What We Actually Need
I think the field needs to move in three directions simultaneously:
1. Meaning-decomposition metrics. Instead of comparing surface forms, decompose both source and translation into structured meaning representations — predicate-argument structures, entity coreferences, discourse relations — and compare those. This is hard (it's basically the semantic parsing problem), but partial solutions exist. AMR (Abstract Meaning Representation) parsing has gotten good enough to be useful here, and cross-lingual AMR alignment could give us metrics that catch meaning shifts that surface-level metrics miss.
2. Contrastive evaluation sets.

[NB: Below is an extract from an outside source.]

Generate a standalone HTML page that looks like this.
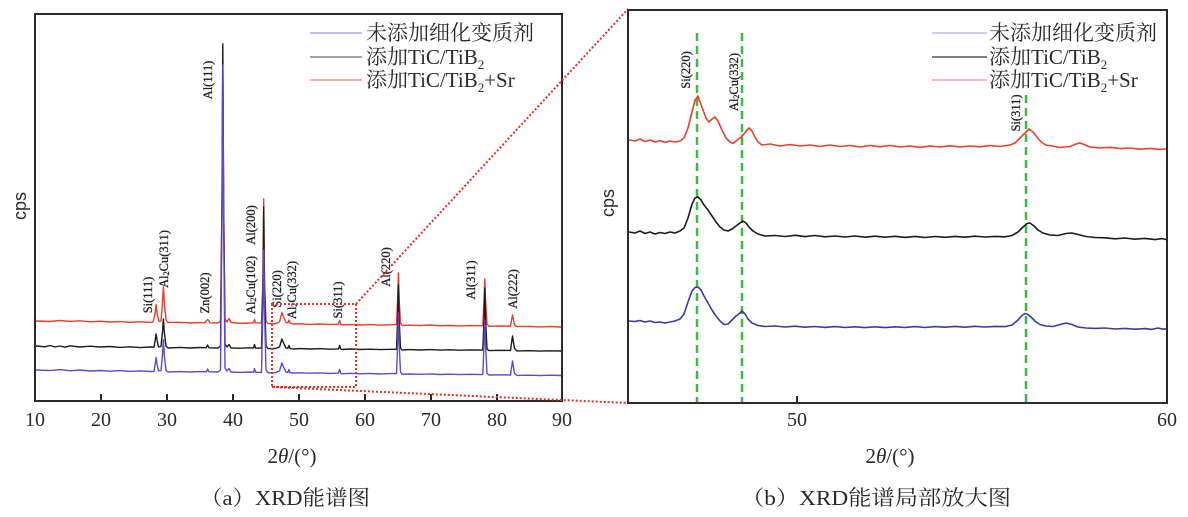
<!DOCTYPE html>
<html>
<head>
<meta charset="utf-8">
<style>
html,body{margin:0;padding:0;background:#fff;}
svg{display:block;}
</style>
</head>
<body>
<svg width="1188" height="517" viewBox="0 0 1188 517" xmlns="http://www.w3.org/2000/svg">
<rect x="0" y="0" width="1188" height="517" fill="#fff"/>

<!-- ================= LEFT PLOT ================= -->
<g fill="none" stroke-linejoin="round" stroke-linecap="round">
<!-- red -->
<path stroke="#ee3b2b" stroke-width="1.4" d="M36,321 L50,321.5 L60,320.5 L70,321.4 L80,320.8 L90,321.8 L100,321.2 L110,322 L120,321.6 L130,322.3 L140,321.8 L150,322.4 L153,322 L155,314 L156.1,304.5 L157.2,314 L159,321.5 L161,321 L162.3,305 L163.4,287 L164.5,305 L166,320 L168,322.5 L180,322.3 L190,323 L200,322.6 L205,322.8 L206.5,320.5 L207.6,319.5 L208.7,320.5 L210,322.8 L218,323 L220.5,321 L222,200 L222.8,57 L223.6,200 L225,319 L227,322 L229,318.5 L231,322.5 L240,323.3 L250,323 L253.5,322.8 L254.5,319.5 L255.5,322.8 L261.5,323 L262.9,280 L263.7,199 L264.5,280 L266,321 L268,323.5 L275,323.8 L279.5,322 L281.9,312.5 L284,318 L286,322.5 L287.8,323 L288.9,320 L290,323 L293,324 L300,323.8 L310,324.4 L320,324 L330,324.6 L338.5,324.2 L339.6,320.5 L340.7,324.2 L342,325 L350,324.6 L360,325 L370,324.6 L380,325.2 L390,324.8 L396.5,324.5 L397.6,300 L398.4,273 L399.2,300 L400.5,323 L402,325.5 L410,325.2 L420,325.6 L430,325 L440,325.8 L450,325.5 L460,325.9 L470,325.6 L482.8,325.8 L484,300 L484.8,279 L485.6,300 L487,324 L489,326.3 L500,326 L510.5,326.2 L512.5,315 L514.5,325 L517,326.6 L530,326.4 L540,326.9 L550,326.5 L561,327"/>
<!-- black -->
<path stroke="#1c1c1c" stroke-width="1.4" d="M36,346 L45,346.8 L50,345.5 L55,347 L60,346 L65,347.2 L70,345.8 L80,347 L90,346.2 L100,347 L110,346.5 L120,347.4 L130,346.8 L140,347.6 L150,347 L154,347.2 L155.2,340 L156.1,334 L157,340 L158.5,347 L161,346.5 L162.4,333 L163.4,319 L164.4,333 L166,346 L168,348 L180,347.4 L190,348 L200,347.5 L206.3,347.7 L207.6,345 L208.9,347.8 L218,348 L220.5,346 L222,200 L222.8,44 L223.6,200 L225,344 L227,347 L229,344.5 L231,348 L240,348.2 L250,347.8 L253.5,348 L254.5,344.5 L255.5,348 L261.5,348.2 L262.9,290 L263.7,207 L264.5,290 L266,346 L268,348.6 L275,348.6 L279.5,347 L281.9,339 L284,344 L286,348 L287.8,348.4 L288.9,345.5 L290,348.4 L293,349 L300,348.6 L310,349 L320,348.7 L330,349.2 L338.5,348.9 L339.6,345.5 L340.7,349 L342,349.5 L350,349 L360,349.5 L370,349.2 L380,349.6 L390,349.3 L396.5,349.3 L397.6,320 L398.4,285 L399.2,320 L400.5,348 L402,350 L410,349.6 L420,350 L430,349.6 L440,350.1 L450,349.8 L460,350.2 L470,349.9 L482.8,350.1 L484,320 L484.8,288 L485.6,320 L487,349 L489,350.6 L500,350.3 L510.5,350.5 L512.5,336 L514.5,348.5 L517,350.9 L530,350.7 L540,351.1 L550,350.8 L561,351"/>
<!-- blue -->
<path stroke="#5a4ccc" stroke-width="1.4" d="M36,370 L50,370.6 L60,369.6 L70,370.8 L80,370 L90,371 L100,370.5 L110,371.2 L120,370.6 L130,371.4 L140,370.9 L150,371.5 L154,371.4 L155.2,364 L156.1,357.5 L157,364 L158.5,371 L161,370.5 L162.4,356 L163.4,340 L164.4,356 L166,370.5 L168,372 L180,371.6 L190,372 L200,371.6 L206.3,371.8 L207.6,369 L208.9,371.8 L218,372 L220.5,370 L222,220 L222.8,65 L223.6,220 L225,368 L227,371 L229,368.5 L231,372 L240,372.4 L250,372 L253.5,372.2 L254.5,368.5 L255.5,372.2 L261.5,372.4 L262.9,310 L263.7,250 L264.5,310 L266,370 L268,372.8 L275,372.8 L279.5,371 L281.9,363 L284,368 L286,372 L287.8,372.6 L288.9,369.5 L290,372.6 L293,373 L300,372.8 L310,373.2 L320,372.9 L330,373.4 L338.5,373.1 L339.6,369.5 L340.7,373.2 L342,373.8 L350,373.3 L360,373.8 L370,373.4 L380,374 L390,373.6 L396.5,373.6 L397.6,345 L398.4,313 L399.2,345 L400.5,372 L402,374.2 L410,374 L420,374.3 L430,373.9 L440,374.5 L450,374.2 L460,374.6 L470,374.3 L482.8,374.6 L484,345 L484.8,320 L485.6,345 L487,373.5 L489,375 L500,374.8 L510.5,375 L512.5,361 L514.5,373.5 L517,375.4 L530,375.2 L540,375.6 L550,375.2 L561,375.5"/>
</g>

<!-- left frame -->
<rect x="35" y="14" width="527" height="387" fill="none" stroke="#2a2a2a" stroke-width="2"/>
<g stroke="#2a2a2a" stroke-width="2">
<line x1="101" y1="401" x2="101" y2="394"/>
<line x1="167" y1="401" x2="167" y2="394"/>
<line x1="233" y1="401" x2="233" y2="394"/>
<line x1="299" y1="401" x2="299" y2="394"/>
<line x1="365" y1="401" x2="365" y2="394"/>
<line x1="431" y1="401" x2="431" y2="394"/>
<line x1="497" y1="401" x2="497" y2="394"/>
</g>
<g font-family="'Liberation Serif','Noto Serif CJK SC',serif" font-size="20" fill="#2a2a2a" text-anchor="middle">
<text x="35" y="426">10</text>
<text x="101" y="426">20</text>
<text x="167" y="426">30</text>
<text x="233" y="426">40</text>
<text x="299" y="426">50</text>
<text x="365" y="426">60</text>
<text x="431" y="426">70</text>
<text x="497" y="426">80</text>
<text x="562" y="426">90</text>
<text x="292" y="463" font-size="21">2<tspan font-style="italic">θ</tspan>/(°)</text>
<text x="285" y="505" font-size="21" textLength="170" lengthAdjust="spacingAndGlyphs">（a）XRD能谱图</text>
</g>
<text transform="translate(20,206) rotate(-90)" font-family="'Liberation Sans',sans-serif" font-size="18" fill="#2a2a2a" text-anchor="middle" dominant-baseline="central">cps</text>

<!-- left peak labels -->
<g font-family="'Liberation Serif',serif" font-size="12.5" fill="#222" stroke="#222" stroke-width="0.3" text-anchor="middle" dominant-baseline="central">
<text transform="translate(148,295) rotate(-90)">Si(111)</text>
<text transform="translate(164,259) rotate(-90)">Al<tspan font-size="8" dy="2">2</tspan><tspan dy="-2">Cu(311)</tspan></text>
<text transform="translate(205,293) rotate(-90)">Zn(002)</text>
<text transform="translate(208,80) rotate(-90)">Al(111)</text>
<text transform="translate(251,285) rotate(-90)">Al<tspan font-size="8" dy="2">2</tspan><tspan dy="-2">Cu(102)</tspan></text>
<text transform="translate(251,225) rotate(-90)">Al(200)</text>
<text transform="translate(277,289) rotate(-90)">Si(220)</text>
<text transform="translate(292,290) rotate(-90)">Al<tspan font-size="8" dy="2">2</tspan><tspan dy="-2">Cu(332)</tspan></text>
<text transform="translate(338,300) rotate(-90)">Si(311)</text>
<text transform="translate(386,267) rotate(-90)">Al(220)</text>
<text transform="translate(471,280) rotate(-90)">Al(311)</text>
<text transform="translate(513,289) rotate(-90)">Al(222)</text>
</g>

<!-- left legend -->
<g stroke-width="1.2">
<line x1="310" y1="33" x2="362" y2="33" stroke="#a898d8"/>
<line x1="310" y1="57" x2="362" y2="57" stroke="#7a6666"/>
<line x1="310" y1="80" x2="362" y2="80" stroke="#ee7a6a"/>
</g>
<g font-family="'Liberation Serif','Noto Serif CJK SC',serif" font-size="21" fill="#2a2a2a">
<text x="366" y="40">未添加细化变质剂</text>
<text x="366" y="64">添加TiC/TiB<tspan font-size="13" dy="5">2</tspan></text>
<text x="366" y="87">添加TiC/TiB<tspan font-size="13" dy="5">2</tspan><tspan dy="-5">+Sr</tspan></text>
</g>

<!-- zoom rectangle & connectors -->
<g fill="none" stroke="#e83020" stroke-width="2" stroke-dasharray="2 2">
<rect x="272" y="304" width="84" height="83"/>
<line x1="356" y1="304" x2="628" y2="9"/>
<line x1="272" y1="387" x2="628" y2="403"/>
</g>

<!-- ================= RIGHT PLOT ================= -->
<!-- green dashed guides -->
<g stroke="#3dbb3d" stroke-width="2.5" stroke-dasharray="8 5">
<line x1="697" y1="33" x2="697" y2="402"/>
<line x1="742" y1="33" x2="742" y2="402"/>
<line x1="1026" y1="95" x2="1026" y2="402"/>
</g>

<g fill="none" stroke-linejoin="round" stroke-linecap="round" stroke-width="1.6">
<path stroke="#e8402c" d="M629,140 L635,141 L640,139 L645,141.5 L650,140 L655,142 L660,140.5 L665,142.5 L670,141 L675,142 L680,141 L684,138 L688,128 L692,112 L695,100 L698,96 L700,102 L703,110 L706,118 L709,122 L712,119 L715,117 L718,121 L722,130 L726,138 L730,142 L733,143.5 L736,141 L740,138 L744,134 L747,130 L749,128 L752,131 L755,137 L758,142 L762,145 L770,144 L780,146 L790,144.5 L800,146 L810,145 L820,146.5 L830,145 L840,146.5 L850,145.5 L860,147 L870,145.5 L880,146.8 L890,145.5 L900,147 L910,146 L920,147.3 L930,146 L940,147 L950,145.8 L960,147 L970,146 L980,146.8 L990,145.6 L1000,146.5 L1010,145 L1015,143 L1020,138 L1025,133 L1029,129 L1033,132 L1037,137 L1041,142 L1046,145 L1052,146 L1060,147.5 L1070,146.5 L1076,144 L1080,143 L1084,144.5 L1090,147 L1100,148 L1110,147.3 L1120,148.6 L1130,148 L1140,149.2 L1150,148.4 L1160,149.4 L1166,149"/>
<path stroke="#1c1c1c" d="M629,232 L635,233 L640,231 L645,233.5 L650,232 L655,234 L660,232.5 L665,233.5 L670,232 L675,233 L680,231 L684,228 L688,218 L692,204 L695,198 L698,197 L701,200 L704,205 L708,210 L712,216 L716,222 L720,227 L724,230 L728,231 L732,229 L736,226 L740,223 L743,221 L746,223 L749,227 L753,231 L758,234 L765,236 L775,235.5 L785,236.5 L795,235.3 L805,236.6 L815,235.5 L825,236.8 L835,236 L845,237 L855,236 L865,237.2 L875,236.2 L885,237.2 L895,236.3 L905,237.4 L915,236.4 L925,237.5 L935,236.5 L945,237.3 L955,236.4 L965,237.2 L975,236.2 L985,237 L995,236.4 L1005,236.8 L1012,235.5 L1018,232 L1023,227 L1027,223.5 L1030,223 L1034,226 L1038,230 L1043,233 L1050,235 L1058,235.5 L1066,233.5 L1072,233 L1078,234.5 L1086,236.5 L1095,237.5 L1105,237.8 L1115,238.8 L1125,238 L1135,239.2 L1145,238.4 L1155,239.6 L1162,238.6 L1166,239.5"/>
<path stroke="#3b3ba5" d="M629,321 L635,321.5 L640,320.5 L645,322 L650,321 L655,322.5 L660,322 L665,323 L670,322 L675,321 L680,319 L684,314 L688,302 L692,291 L695,287.5 L698,287 L701,290 L704,296 L708,303 L712,310 L716,316 L720,321 L724,324.5 L728,324 L732,320 L736,316 L740,313 L742,311 L745,314 L748,319 L752,323 L758,325.5 L765,326.5 L775,326 L785,327 L795,326.2 L805,327.2 L815,326.5 L825,327.4 L835,326.6 L845,327.5 L855,326.8 L865,327.6 L875,326.8 L885,327.6 L895,326.8 L905,327.5 L915,326.6 L925,327.5 L935,326.6 L945,327.2 L955,326.4 L965,327.2 L975,326.3 L985,327 L995,326.4 L1005,326.6 L1012,325 L1018,320 L1022,315.5 L1025,313.5 L1028,314.5 L1032,318 L1036,322 L1040,324.5 L1046,326 L1053,326.5 L1060,324.5 L1066,323 L1072,324.5 L1078,327 L1086,328 L1095,328.4 L1105,328 L1115,329 L1125,328.4 L1135,329.2 L1145,328.6 L1152,329.4 L1158,328 L1163,329.2 L1166,328.8"/>
</g>

<!-- right frame -->
<rect x="628" y="10" width="539" height="393" fill="none" stroke="#2a2a2a" stroke-width="2"/>
<line x1="797" y1="403" x2="797" y2="396" stroke="#2a2a2a" stroke-width="2"/>
<g font-family="'Liberation Serif','Noto Serif CJK SC',serif" font-size="20" fill="#2a2a2a" text-anchor="middle">
<text x="797" y="426">50</text>
<text x="1167" y="426">60</text>
<text x="890" y="463" font-size="21">2<tspan font-style="italic">θ</tspan>/(°)</text>
<text x="876" y="505" font-size="21" textLength="270" lengthAdjust="spacingAndGlyphs">（b）XRD能谱局部放大图</text>
</g>
<text transform="translate(608,203) rotate(-90)" font-family="'Liberation Sans',sans-serif" font-size="18" fill="#2a2a2a" text-anchor="middle" dominant-baseline="central">cps</text>

<g font-family="'Liberation Serif',serif" font-size="12.5" fill="#222" stroke="#222" stroke-width="0.3" text-anchor="middle" dominant-baseline="central">
<text transform="translate(686,70) rotate(-90)">Si(220)</text>
<text transform="translate(734,82) rotate(-90)">Al<tspan font-size="8" dy="2">2</tspan><tspan dy="-2">Cu(332)</tspan></text>
<text transform="translate(1016,113) rotate(-90)">Si(311)</text>
</g>

<!-- right legend -->
<g stroke-width="1.3">
<line x1="932" y1="33" x2="987" y2="33" stroke="#b8aee0"/>
<line x1="932" y1="57" x2="987" y2="57" stroke="#333"/>
<line x1="932" y1="80" x2="987" y2="80" stroke="#f09a88"/>
</g>
<g font-family="'Liberation Serif','Noto Serif CJK SC',serif" font-size="21" fill="#2a2a2a">
<text x="989" y="40">未添加细化变质剂</text>
<text x="989" y="64">添加TiC/TiB<tspan font-size="13" dy="5">2</tspan></text>
<text x="989" y="87">添加TiC/TiB<tspan font-size="13" dy="5">2</tspan><tspan dy="-5">+Sr</tspan></text>
</g>
</svg>
</body>
</html>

Instead of asking "how good is this translation?" ask "can the system distinguish correct translations from specific types of errors?" Build test sets with minimal pairs: one correct translation and one that's fluent but wrong in a specific, controlled way (wrong idiom interpretation, incorrect number, shifted modality, etc.). This tests whether systems understand meaning, not just whether they produce fluent text.
3. Task-based evaluation. The ultimate test of translation quality is whether it works for its intended purpose. Can a doctor use the translated medical record to make correct decisions? Can a lawyer rely on the translated contract? Can a reader enjoy the translated novel? We need evaluation frameworks that measure downstream task performance, not just linguistic similarity.
None of these are new ideas. But the urgency has increased dramatically now that LLMs have made the easy problems (fluency, basic adequacy) essentially solved for high-resource pairs, and our metrics can't reliably distinguish "good enough" from "subtly wrong."
The Stakes Are Real
This isn't an academic exercise. Machine translation is used in legal proceedings, medical settings, immigration cases, and international commerce. When an LLM confidently produces a fluent translation that subtly misrepresents the source, and our automated metrics say it's fine, real harm can follow.
The MT community has been remarkably successful at improving translation quality over the past decade. The evaluation side hasn't kept pace. Until it does, we're flying blind — producing translations that look better than ever while lacking the tools to verify that they actually are better.
We need to fix the thermometer, not just celebrate that the patient looks healthy.